The turning point had more to do with what was happening below city streets than on them. In recent years, New Yorkers watched the transit system, particularly the subway, fall into a state of crisis. Overcrowding and delays, combined with a rise in rideshare apps, lead to a decline in ridership.
Between 2012 and 2017 subway delays more than tripled, in part because of overcrowding. The system was a victim of its own success. Ridership went from around four million users daily in the 1990s to more than six million clogging the system. A report by the New York City comptroller found that delays were costing the New York City economy $389 million US annually.
Unreliable transit drives away riders
As users turned away from the unreliable service, the decrease in revenue left a gap in funding for critical repairs and upgrades. In June 2017, New York Governor Andrew Cuomo declared a state of emergency over transit to speed up repairs.
Dinowitz watched it unfold as chair of the state committee overseeing New York City’s transit system, which has been under control of the state government since 1969.
“It was almost as if service deteriorated suddenly, but in fact it was coming for a long time,” Dinowitz said.
Faced with a desperate need for funding, Dinowitz and others reluctantly agreed that congestion pricing was a necessary, if flawed, option.”I still have mixed feelings on it.”
How it will work
While the plan has been approved, the details, and there are many, still have to be worked out. Vehicles entering Manhattan anywhere below 60th Street will pay the congestion charge. The cost to drivers hasn’t been worked out, but it’s estimated it will be between $12-14 US for cars, and around $25 for trucks. Prices will change depending on the time of day and on weekends.
A panel of transportation officials will determine the final fees, as well as contentious issues such as exemptions. Among those being debated include exemptions for residents in the congestion zone, the disabled, and emergency services.
The congestion pricing plan states that the expected $1 billion raised annually will be dedicated to help improve transit. That money would be leveraged to rise $15 billion in bonds towards fixing the beleaguered system.
“I always said congestion pricing would happen when the stars aligned,” said Bruce Schaller, former deputy commissioner for traffic under Mayor Bloomberg.
He wrote the original congestion plan and says it took a perfect storm to create the political climate for the idea to win support.

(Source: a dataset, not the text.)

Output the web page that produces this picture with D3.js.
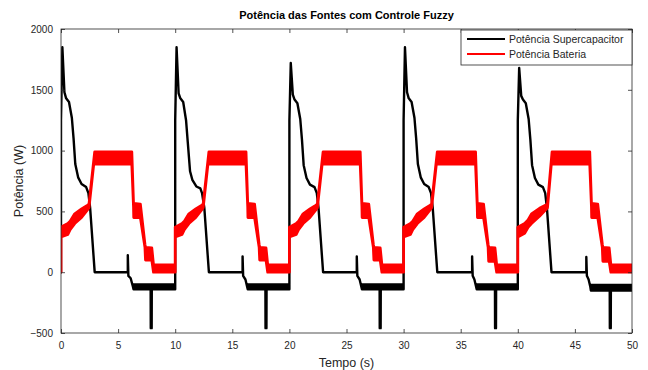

“The sense of crisis, the sense of need, was more intense this time,” Schaller said. “It wasn’t that people who opposed it before got convinced or were given something or made a deal, there was just this tsunami to get it done this time.”
But he says the devil is still in the details. The state has mandated that the congestion charge raise around $1 billion. Schaller says, if too many exemptions are handed out, then the fee for drivers may end up being higher. Too many exemptions could also dilute the actual effect on alleviating congestion.
Schaller says it’s too early to know if the plan will decrease traffic in Manhattan’s central business district, but says European cities like London and Stockholm saw an almost immediate 15-20 per cent decrease in traffic after introducing a congestion tax.
“It’s pretty clear if you increase what people pay to drive into Manhattan, some people will decide not to drive in,” Schaller said.
For business owners like Peter Petino, the congestion pricing plan is a cash grab that he worries could be the end of his delivery business. He has around 20 employees on delivery on a given day with many going in and out of Manhattan.
“I’m looking at a possibly decreasing the business or going out of business completely because of it,” Petino said.
Petino also worries that congestion pricing won’t address Manhattan’s brutal traffic. He points to the 80,000-100,000 extra cars that have hit New York streets in recent years driving for rideshare apps like Uber and Lyft.
He says the new plan will do nothing to lessen the presence of those vehicles. “It is ludicrous and it is unreasonable unless the city told all these app cars not to come into the city to begin with,” Petino said.
But Schaller says the city has already moved to cap the number of rideshare vehicles and has begun levying a congestion surcharge for those rides. He says solving the riddle of congestion takes more than one approach.
“It’s congestion pricing, it’s managing the growth of Uber and Lyft, it’s managing trucks and deliveries — there’s not one thing you can do that by itself will reduce congestion, it’s a combination of things.”
The lessons from New York
As New York embarks on North America’s first foray into congestion pricing, Schaller knows the eyes of politicians, planners and commuters in the U.S. and Canada are focused on the results.
He says other cities must tailor their congestion pricing plans to their unique situations, and shouldn’t wait for a crisis to act. For example, he says Los Angeles would have to look at congestion on the highways rather than in its downtown core.
Dinowitz preaches caution for other jurisdictions looking at New York’s congestion pricing model. He says it will be several years before a verdict can be reached on the program.
“I think other cities that may want to look at this should carefully examine whether it’s accomplished the purposes it was intended to in New York City,” Dinowitz said.
On the key purpose of improving transit, Dinowitz has a long list of improvements he wants to see in his district, from better bus service to more accessible subway stations.
“Getting agreements on those issues certainly made it a lot easier to not oppose congestion pricing.”